Absorption enhanced reforming (AER) process is a steam reforming process carried out in the presence of CO2 absorbers. The CO2 absorption drives the steam reforming and water-gas-shift equilibrium to achieve higher CH4 conversion at lower temperatures. Instead of conventional multi-step SMR process (including reforming and water gas shift reactors), AER needs only a single-step to achieve high H2 purity (about 95% compared to about 75% for conventional SMR). Hence, it is anticipated that this technology can be used for numerous hydrogen production applications such as fuel cell power plants, internal combustion engines, refinery and other industrial applications. In a fixed bed approach, the CO2 absorbers are utilized during reforming and need to be regenerated in a fixed interval.

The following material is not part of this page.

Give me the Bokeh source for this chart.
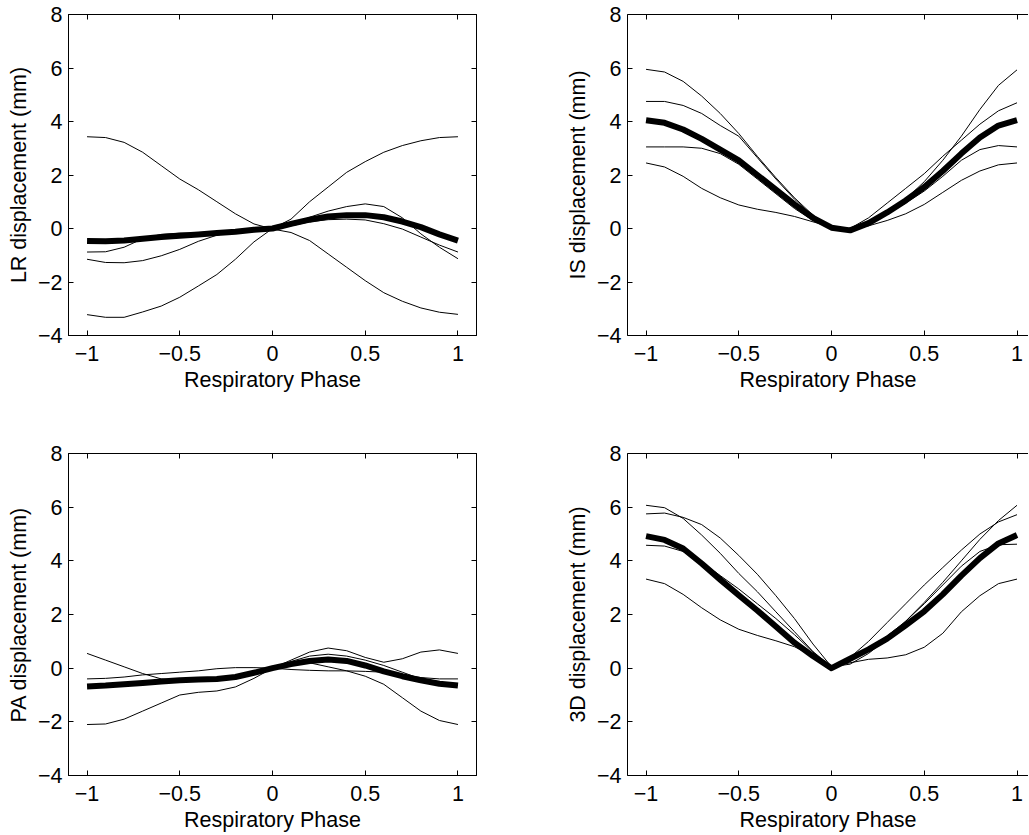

CO2 adsorption is exothermic and provides the heat for endothermic steam reforming reaction. Regeneration is an endothermic process and requires heat to release CO2 from the material. Also the process requires an intermediate cooling step following regeneration to efficiently absorb CO2 during reforming. Therefore, the AER process involves cycles of reforming, regeneration and an intermediate cooling step. In this paper, general operation of this cyclic process is presented with an emphasis on various methods of regenerating the bed. Experimental results are also provided along with reactor construction details. Details are also presented on the effect of regeneration process on overall system efficiency. Acknowledgement: This project which is partially funded by DOE under contract DE-FC36- 03GO13102 is acknowledged.